Visit and follow our Blog to see recent updates to the website.
Case #303
Case #1 (contributed by Dr. Raul Gonzalez)
A 50 year old man presented with upper GI bleeding and friable duodenal mucosa on endoscopy.
Case #2 (contributed by Dr. Don Xu)
A 47 year old man with a history of chronic arthralgias for 2 years presented with fevers, abdominal pain, and weight loss. He was found to have microcytic anemia and mesenteric and retroperitoneal lymphadenopathy. The pictures of duodenal biopsy are shown.
What is your diagnosis?
Click here for diagnosis and discussion:
Diagnosis: Whipple's disease
Discussion:
Both cases showed blunted villi and expansion of the lamina propria by foamy histiocytes. Periodic acid Schiff (PAS) stain revealed numerous microorganisms within macrophages. In case #1, unstained slides were sent to an outside institution for Tropheryma whipplei immunostain, which was positive. In case #2, PCR study confirmed Tropheryma whipplei infection.
Whipple's disease is a rare systemic infection due to Tropheryma whippelii, a gram positive intracellular actinomycete, first described in 1907 by Dr. George Hoyt Whipple (World J Gastroenterol 2009;15:2078, Wikipedia: George Whipple [Accessed 25 March 2024]). Dr. Whipple won the Nobel Prize (jointly) in 1934 for another discovery, that liver given as food to dogs reversed the anemia, leading to treatment of pernicious anemia (The Noble Prize: George H. Whipple [Accessed 25 March 2024]). He was friends of Dr. Allen Whipple, a surgeon who described the Whipple procedure and the Whipple's triad of insulinoma (Wikipedia: Allen Whipple [Accessed 25 March 2024]).

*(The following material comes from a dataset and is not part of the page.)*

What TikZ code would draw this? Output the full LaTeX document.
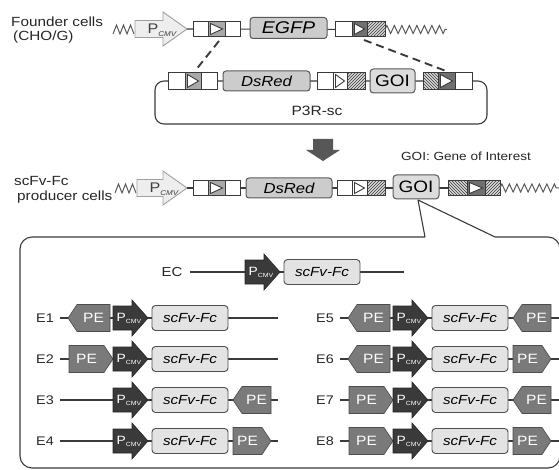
\documentclass[tikz,border=0pt]{standalone}
\usepackage{fontspec}
\setmainfont[FakeStretch=1.15]{Liberation Sans}
\usetikzlibrary{patterns,decorations.pathmorphing}
\definecolor{ln}{HTML}{3A3A3A}
\definecolor{lightfill}{HTML}{EEEEEE}
\definecolor{genefill}{HTML}{CCCCCC}
\definecolor{goifill}{HTML}{DCDCDC}
\definecolor{scfill}{HTML}{E3E3E3}
\definecolor{pefill}{HTML}{7A7A7A}
\definecolor{pdfill}{HTML}{3A3A3A}
\definecolor{cellgray}{HTML}{A9A9A9}
\definecolor{celldark}{HTML}{707070}
\definecolor{bigarrow}{HTML}{575757}
\newcommand\hh{7.5}
\newcommand\cellplain[3]{\draw[cellbox,fill=white] (#1,#3-\hh) rectangle (#2,#3+\hh);}
\newcommand\celltri[4]{\draw[cellbox,fill=#4] (#1,#3-\hh) rectangle (#2,#3+\hh);
  \draw[cellbox,fill=white] (#1+2.5,#3-\hh+2) -- (#2-2.5,#3) -- (#1+2.5,#3+\hh-2) -- cycle;}
\newcommand\cellhatch[4]{\fill[gray!30] (#1,#3-\hh) rectangle (#2,#3+\hh);
  \fill[pattern=#4,pattern color=ln] (#1,#3-\hh) rectangle (#2,#3+\hh);
  \draw[cellbox] (#1,#3-\hh) rectangle (#2,#3+\hh);}
\newcommand\plight[5]{% name, x0, xhead, xtip, y
  \draw[plshape] (#2,#5-8.5) -- (#3,#5-8.5) -- (#3,#5-17) -- (#4,#5) -- (#3,#5+17) -- (#3,#5+8.5) -- (#2,#5+8.5) -- cycle;
  \coordinate (#1-e) at (#4,#5);
  \node[pltext] (#1) at (#2+27,#5+1) {P\raisebox{-2.5pt}{\fontsize{7}{7}\selectfont\itshape CMV}};}
\newcommand\pdark[3]{% name, x0, y
  \draw[pdshape] (#2,#3-12) -- (#2+19,#3-12) -- (#2+19,#3-18) -- (#2+35,#3) -- (#2+19,#3+18) -- (#2+19,#3+12) -- (#2,#3+12) -- cycle;
  \node[pdtext] (#1) at (#2+16,#3+0.5) {P\raisebox{-1.5pt}{\fontsize{6}{7}\selectfont CMV}};}
\newcommand\peL[4]{\draw[peshape] (#2,#4) -- (#2+9,#4-13.5) -- (#3,#4-13.5) -- (#3,#4+13.5) -- (#2+9,#4+13.5) -- cycle;
  \node[petext] (#1) at ({(#2+9+#3)/2},#4) {PE};}
\newcommand\peR[4]{\draw[peshape] (#2,#4-13.5) -- (#3-9,#4-13.5) -- (#3,#4) -- (#3-9,#4+13.5) -- (#2,#4+13.5) -- cycle;
  \node[petext] (#1) at ({(#2+#3-9)/2},#4) {PE};}
\newcommand\scfv[3]{\node[scbox] (#1) at (#2,#3) {scFv-Fc};}
\begin{document}
\begin{tikzpicture}[x=1pt,y=-1pt,
  font=\fontsize{12}{14}\selectfont,
  conn/.style={draw=ln,line width=1.1pt},
  cellbox/.style={draw=ln,line width=0.9pt},
  squig/.style={draw=gray!70!black,line width=1pt},
  plshape/.style={draw=gray!75,fill=lightfill,line width=0.9pt},
  pltext/.style={text=black!75,inner sep=0pt,font=\fontsize{14}{14}\selectfont},
  pdshape/.style={draw=black!85,fill=pdfill,line width=0.6pt},
  pdtext/.style={text=white,inner sep=0pt},
  peshape/.style={draw=gray!60!black,fill=pefill,line width=0.6pt},
  petext/.style={text=white,inner sep=0pt,font=\fontsize{13.5}{14}\selectfont},
  genebox/.style={draw=ln!85,line width=1pt,rounded corners=3pt,fill=genefill,inner sep=0pt,font=\fontsize{15}{16}\selectfont\itshape},
  goibox/.style={draw=ln!85,line width=1pt,rounded corners=3.5pt,fill=goifill,inner sep=0pt,minimum width=46,minimum height=24,font=\fontsize{16.5}{17}\selectfont},
  scbox/.style={draw=ln!90,line width=0.9pt,rounded corners=3.5pt,fill=scfill,inner sep=0pt,minimum width=76,minimum height=25,font=\fontsize{13.2}{14}\selectfont\itshape},
  elabel/.style={inner sep=0pt,text=black!85,font=\fontsize{12.5}{14}\selectfont},
  dashline/.style={draw=ln,line width=1.9pt,dash pattern=on 8pt off 5pt},
  celllabel/.style={anchor=west,align=left,inner sep=0pt,text=black!85,font=\fontsize{13.3}{14.5}\selectfont},
]
\useasboundingbox (0,0) rectangle (559,470);
\clip (0,0) rectangle (559,470);

% ---------- labels ----------
\node[celllabel] (founder) at (11,30) {Founder cells\\\hspace{2pt}(CHO/G)};
\node[celllabel] (producer) at (14,190) {scFv-Fc\\\hspace{3pt}producer cells};
\node[inner sep=0pt,text=black!85,font=\fontsize{11.8}{14}\selectfont] (goilabel) at (466,156) {GOI: Gene of Interest};

% ---------- row 1 : founder ----------
\coordinate (sq1a) at (385,29.5);
\coordinate (sq1b) at (447,29.5);
\draw[squig] (113,34) -- (116.5,25) -- (120,34) -- (123.5,25) -- (127,34) -- (130.5,25) -- (134,34);
\plight{p1}{135}{163}{187}{29}
\draw[conn] (p1-e) -- (sq1a);
\cellplain{193}{208}{29}
\celltri{208}{225}{29}{cellgray}
\cellplain{225}{240}{29}
\node[genebox,minimum width=77,minimum height=21,font=\fontsize{17}{17}\selectfont\itshape] (egfp) at (288.5,28) {EGFP};
\cellplain{335}{352}{29}
\celltri{352}{367}{29}{celldark}
\cellhatch{367}{385}{29}{north east lines}
\draw[squig,decorate,decoration={zigzag,segment length=7.5pt,amplitude=4pt}] (sq1a) -- (sq1b);

% ---------- row 2 : P3R-sc ----------
\renewcommand\hh{8.5}
\draw[conn,rounded corners=9pt] (155,81) rectangle (487,124);
\cellplain{168}{185}{81}
\celltri{185}{201}{81}{cellgray}
\cellplain{201}{217}{81}
\node[genebox,minimum width=87,minimum height=20,font=\fontsize{14.5}{15}\selectfont\itshape] (dsred1) at (266.5,81) {DsRed};
\cellplain{317}{333}{81}
\celltri{333}{347}{81}{white}
\cellhatch{347}{365}{81}{north east lines}
\node[goibox,minimum width=45] (goi1) at (392.5,81) {GOI};
\cellhatch{423}{438}{81}{north west lines}
\celltri{438}{455}{81}{celldark}
\cellplain{455}{472}{81}
\node[inner sep=0pt,text=black!85,font=\fontsize{13.5}{15}\selectfont] (p3r) at (317,111) {P3R-sc};

% dashed recombination lines
\coordinate (d1a) at (219,41);
\coordinate (d1b) at (195,71);
\coordinate (d2a) at (364,40);
\coordinate (d2b) at (446,71);
\draw[dashline] (d1a) -- (d1b);
\draw[dashline] (d2a) -- (d2b);

% big arrow
\fill[bigarrow] (313,139) -- (333,139) -- (333,150) -- (340,150) -- (323,161) -- (306,150) -- (313,150) -- cycle;

% ---------- row 3 : producer ----------
\renewcommand\hh{7.5}
\coordinate (sq3a) at (500,188);
\coordinate (sq3b) at (559,188);
\draw[squig] (115,193) -- (118.5,184) -- (122,193) -- (125.5,184) -- (129,193) -- (132.5,184) -- (136,193);
\plight{p3}{137}{163}{187}{188}
\draw[conn] (p3-e) -- (sq3a);
\cellplain{193}{208}{188}
\celltri{208}{225}{188}{cellgray}
\cellplain{225}{240}{188}
\node[genebox,minimum width=86,minimum height=20,font=\fontsize{14.5}{15}\selectfont\itshape] (dsred2) at (289,188) {DsRed};
\cellplain{337}{352}{188}
\celltri{352}{367}{188}{white}
\cellhatch{367}{385}{188}{north east lines}
\node[goibox] (goi2) at (416,187) {GOI};
\cellhatch{448}{467}{188}{north west lines}
\celltri{467}{485}{188}{celldark}
\cellhatch{485}{500}{188}{north east lines}
\draw[squig,decorate,decoration={zigzag,segment length=7.5pt,amplitude=4pt}] (sq3a) -- (sq3b);

% ---------- callout box ----------
\coordinate (co) at (418,200);
\coordinate (cl) at (425,237);
\coordinate (cr) at (495,237);
\draw[draw=ln,line width=1.1pt,line join=round] (cr) -- (co) -- (cl);
\draw[draw=ln,line width=1.1pt,rounded corners=12pt] (cl) -- (20,237) -- (20,468) -- (560,468) -- (560,237) -- (cr);

% ---------- EC ----------
\node[elabel,font=\fontsize{13}{14}\selectfont] (ec) at (172,272) {EC};
\coordinate (ecend) at (404,272);
\draw[conn] ([xshift=7]ec.east) -- (ecend);
\pdark{ecp}{245}{272}
\scfv{ecs}{322}{272}

% ---------- left column ----------
\node[elabel] (l1) at (45,318) {E1};
\coordinate (e1end) at (278,318);
\draw[conn] ([xshift=6]l1.east) -- (e1end);
\peL{e1a}{68}{110}{318}
\pdark{e1p}{113}{318}
\scfv{e1s}{190}{318}

\node[elabel] (l2) at (45,359) {E2};
\coordinate (e2end) at (278,359);
\draw[conn] ([xshift=6]l2.east) -- (e2end);
\peR{e2a}{69}{113}{359}
\pdark{e2p}{113}{359}
\scfv{e2s}{190}{359}

\node[elabel] (l3) at (45,400) {E3};
\coordinate (e3end) at (278,400);
\draw[conn] ([xshift=6]l3.east) -- (e3end);
\pdark{e3p}{113}{400}
\scfv{e3s}{190}{400}
\peL{e3b}{233}{271}{400}

\node[elabel] (l4) at (45,441) {E4};
\coordinate (e4end) at (278,441);
\draw[conn] ([xshift=6]l4.east) -- (e4end);
\pdark{e4p}{113}{441}
\scfv{e4s}{190}{441}
\peR{e4b}{233}{271}{441}

% ---------- right column ----------
\node[elabel] (l5) at (325,318) {E5};
\coordinate (e5end) at (562,318);
\draw[conn] ([xshift=6]l5.east) -- (e5end);
\peL{e5a}{348}{390}{318}
\pdark{e5p}{393}{318}
\scfv{e5s}{470}{318}
\peL{e5b}{513}{551}{318}

\node[elabel] (l6) at (325,359) {E6};
\coordinate (e6end) at (562,359);
\draw[conn] ([xshift=6]l6.east) -- (e6end);
\peL{e6a}{348}{390}{359}
\pdark{e6p}{393}{359}
\scfv{e6s}{470}{359}
\peR{e6b}{513}{551}{359}

\node[elabel] (l7) at (325,400) {E7};
\coordinate (e7end) at (562,400);
\draw[conn] ([xshift=6]l7.east) -- (e7end);
\peR{e7a}{349}{393}{400}
\pdark{e7p}{393}{400}
\scfv{e7s}{470}{400}
\peL{e7b}{513}{551}{400}

\node[elabel] (l8) at (325,441) {E8};
\coordinate (e8end) at (562,441);
\draw[conn] ([xshift=6]l8.east) -- (e8end);
\peR{e8a}{349}{393}{441}
\pdark{e8p}{393}{441}
\scfv{e8s}{470}{441}
\peR{e8b}{513}{551}{441}
\end{tikzpicture}
\end{document}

Whipple's disease, also called intestinal lipodystrophy, typically affects white men ages 30 - 49 years, in the proximal intestine and mesenteric lymph nodes. Patients typically present with malabsorption (diarrhea, weight loss, abdominal pain), and occasionally polyarthritis, lymphadenopathy, hyperpigmentation and CNS complaints. Histology, in addition to the above features, shows dilated lymphatics or fat vacuoles. It may show multinucleated giant cells. EM shows rod-like organisms.
The differential diagnosis includes:
- Histoplasmosis: faint blue dot-like inclusions surrounded by a clear halo, PAS or silver stain shows budding yeast
- Mycobacterium avium-intracellulare infection: immunocompromised patients, patchy infection, no lipid vacuoles, PAS shows faintly positive bacillary forms
- Mineral oil ingestion
Treatment is with antibiotics, which must be continued for at least a year, or there is a high rate of relapse.